Problem details:
Pictures stay out of the copy; restate everything else in the material exactly.

-- start Given data --

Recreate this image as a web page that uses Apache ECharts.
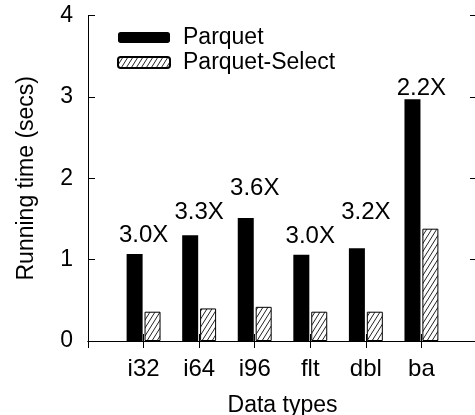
<!DOCTYPE html>
<html><head><meta charset="utf-8">
<script src="https://cdn.jsdelivr.net/npm/echarts@6/dist/echarts.min.js"></script>
<style>html,body{margin:0;padding:0;background:#fff}#c{width:475px;height:415px}</style>
</head><body><div id="c"></div><script>
const categories = ['i32', 'i64', 'i96', 'flt', 'dbl', 'ba'];
const parquet = [1.07, 1.30, 1.51, 1.06, 1.14, 2.97];
const parquetSelect = [0.36, 0.40, 0.42, 0.36, 0.36, 1.38];
const speedups = ['3.0X', '3.3X', '3.6X', '3.0X', '3.2X', '2.2X'];
const speedupLabelHeights = [1.30, 1.58, 1.87, 1.29, 1.58, 3.11];
const yTicks = [0, 1, 2, 3, 4];

const FONT = '"Liberation Sans", Arial, Helvetica, sans-serif';
const axisCats = [''].concat(categories, ['']);

function hatch() {
  const w = 5, h = 8;
  const c = document.createElement('canvas');
  c.width = w; c.height = h;
  const g = c.getContext('2d');
  g.fillStyle = '#fff'; g.fillRect(0, 0, w, h);
  g.strokeStyle = '#222'; g.lineWidth = 1;
  g.beginPath();
  for (const dx of [-w, 0, w]) { g.moveTo(dx, h); g.lineTo(dx + w, 0); }
  g.stroke();
  return c;
}
const hatchFill = { image: hatch(), repeat: 'repeat' };

const chart = echarts.init(document.getElementById('c'), null, { renderer: 'canvas' });
const tickStyle = { show: true, inside: true, length: 7, lineStyle: { color: '#000', width: 1 } };
const lineStyle = { show: true, lineStyle: { color: '#000', width: 1 } };

chart.setOption({
  animation: false,
  backgroundColor: '#fff',
  textStyle: { fontFamily: FONT, color: '#000' },
  grid: { left: 88, top: 15.5, right: -2, bottom: 74, containLabel: false, outerBoundsMode: 'none' },
  legend: {
    orient: 'vertical', left: 112, top: 21, itemWidth: 52, itemHeight: 11, itemGap: 2,
    padding: 5,
    textStyle: { fontFamily: FONT, fontSize: 23, color: '#000', lineHeight: 20, padding: [0, 0, 0, 8] },
    data: ['Parquet', 'Parquet-Select']
  },
  xAxis: [{
    type: 'category', data: axisCats, boundaryGap: false, position: 'bottom',
    axisLine: lineStyle, axisTick: tickStyle,
    axisLabel: { show: true, fontFamily: FONT, fontSize: 24, color: '#000', margin: 16, interval: 0 },
    name: 'Data types', nameLocation: 'middle', nameGap: 53,
    nameTextStyle: { fontFamily: FONT, fontSize: 23, color: '#000' },
    splitLine: { show: false }
  }, {
    type: 'category', data: axisCats, boundaryGap: false, position: 'top',
    axisLine: lineStyle, axisTick: tickStyle, axisLabel: { show: false }, splitLine: { show: false }
  }],
  yAxis: [{
    type: 'value', min: yTicks[0], max: yTicks[yTicks.length - 1], interval: 1, position: 'left',
    axisLine: lineStyle, axisTick: tickStyle,
    axisLabel: { fontFamily: FONT, fontSize: 23, color: '#000', margin: 15 },
    splitLine: { show: false },
    name: 'Running time (secs)', nameLocation: 'middle', nameGap: 50,
    nameTextStyle: { fontFamily: FONT, fontSize: 23, color: '#000' }
  }, {
    type: 'value', min: yTicks[0], max: yTicks[yTicks.length - 1], interval: 1, position: 'right',
    axisLine: lineStyle, axisTick: tickStyle, axisLabel: { show: false }, splitLine: { show: false }
  }],
  series: [{
    name: 'Parquet', type: 'bar', barWidth: 16, barGap: '12%',
    itemStyle: { color: '#000' },
    data: categories.map((c, i) => [c, parquet[i]])
  }, {
    name: 'Parquet-Select', type: 'bar', barWidth: 16, barGap: '12%',
    itemStyle: { color: hatchFill, borderColor: '#000', borderWidth: 1 },
    data: categories.map((c, i) => [c, parquetSelect[i]])
  }, {
    name: 'speedup', type: 'scatter', symbol: 'rect', symbolSize: 1,
    itemStyle: { color: '#fff', opacity: 0 }, silent: true,
    label: {
      show: true, position: 'inside', fontFamily: FONT, fontSize: 24, color: '#000',
      textBorderWidth: 0, opacity: 1,
      formatter: p => speedups[p.dataIndex]
    },
    data: categories.map((c, i) => [c, speedupLabelHeights[i]])
  }]
});
</script></body></html>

-- end Given data --

Right answer:
Recreate this image as a web page that uses Apache ECharts.
<!DOCTYPE html>
<html><head><meta charset="utf-8">
<script src="https://cdn.jsdelivr.net/npm/echarts@6/dist/echarts.min.js"></script>
<style>html,body{margin:0;padding:0;background:#fff}#c{width:475px;height:415px}</style>
</head><body><div id="c"></div><script>
const categories = ['i32', 'i64', 'i96', 'flt', 'dbl', 'ba'];
const parquet = [1.07, 1.30, 1.51, 1.06, 1.14, 2.97];
const parquetSelect = [0.36, 0.40, 0.42, 0.36, 0.36, 1.38];
const speedups = ['3.0X', '3.3X', '3.6X', '3.0X', '3.2X', '2.2X'];
const speedupLabelHeights = [1.30, 1.58, 1.87, 1.29, 1.58, 3.11];
const yTicks = [0, 1, 2, 3, 4];

const FONT = '"Liberation Sans", Arial, Helvetica, sans-serif';
const axisCats = [''].concat(categories, ['']);

function hatch() {
  const w = 5, h = 8;
  const c = document.createElement('canvas');
  c.width = w; c.height = h;
  const g = c.getContext('2d');
  g.fillStyle = '#fff'; g.fillRect(0, 0, w, h);
  g.strokeStyle = '#222'; g.lineWidth = 1;
  g.beginPath();
  for (const dx of [-w, 0, w]) { g.moveTo(dx, h); g.lineTo(dx + w, 0); }
  g.stroke();
  return c;
}
const hatchFill = { image: hatch(), repeat: 'repeat' };

const chart = echarts.init(document.getElementById('c'), null, { renderer: 'canvas' });
const tickStyle = { show: true, inside: true, length: 7, lineStyle: { color: '#000', width: 1 } };
const lineStyle = { show: true, lineStyle: { color: '#000', width: 1 } };

chart.setOption({
  animation: false,
  backgroundColor: '#fff',
  textStyle: { fontFamily: FONT, color: '#000' },
  grid: { left: 88, top: 15.5, right: -2, bottom: 74, containLabel: false, outerBoundsMode: 'none' },
  legend: {
    orient: 'vertical', left: 112, top: 21, itemWidth: 52, itemHeight: 11, itemGap: 2,
    padding: 5,
    textStyle: { fontFamily: FONT, fontSize: 23, color: '#000', lineHeight: 20, padding: [0, 0, 0, 8] },
    data: ['Parquet', 'Parquet-Select']
  },
  xAxis: [{
    type: 'category', data: axisCats, boundaryGap: false, position: 'bottom',
    axisLine: lineStyle, axisTick: tickStyle,
    axisLabel: { show: true, fontFamily: FONT, fontSize: 24, color: '#000', margin: 16, interval: 0 },
    name: 'Data types', nameLocation: 'middle', nameGap: 53,
    nameTextStyle: { fontFamily: FONT, fontSize: 23, color: '#000' },
    splitLine: { show: false }
  }, {
    type: 'category', data: axisCats, boundaryGap: false, position: 'top',
    axisLine: lineStyle, axisTick: tickStyle, axisLabel: { show: false }, splitLine: { show: false }
  }],
  yAxis: [{
    type: 'value', min: yTicks[0], max: yTicks[yTicks.length - 1], interval: 1, position: 'left',
    axisLine: lineStyle, axisTick: tickStyle,
    axisLabel: { fontFamily: FONT, fontSize: 23, color: '#000', margin: 15 },
    splitLine: { show: false },
    name: 'Running time (secs)', nameLocation: 'middle', nameGap: 50,
    nameTextStyle: { fontFamily: FONT, fontSize: 23, color: '#000' }
  }, {
    type: 'value', min: yTicks[0], max: yTicks[yTicks.length - 1], interval: 1, position: 'right',
    axisLine: lineStyle, axisTick: tickStyle, axisLabel: { show: false }, splitLine: { show: false }
  }],
  series: [{
    name: 'Parquet', type: 'bar', barWidth: 16, barGap: '12%',
    itemStyle: { color: '#000' },
    data: categories.map((c, i) => [c, parquet[i]])
  }, {
    name: 'Parquet-Select', type: 'bar', barWidth: 16, barGap: '12%',
    itemStyle: { color: hatchFill, borderColor: '#000', borderWidth: 1 },
    data: categories.map((c, i) => [c, parquetSelect[i]])
  }, {
    name: 'speedup', type: 'scatter', symbol: 'rect', symbolSize: 1,
    itemStyle: { color: '#fff', opacity: 0 }, silent: true,
    label: {
      show: true, position: 'inside', fontFamily: FONT, fontSize: 24, color: '#000',
      textBorderWidth: 0, opacity: 1,
      formatter: p => speedups[p.dataIndex]
    },
    data: categories.map((c, i) => [c, speedupLabelHeights[i]])
  }]
});
</script></body></html>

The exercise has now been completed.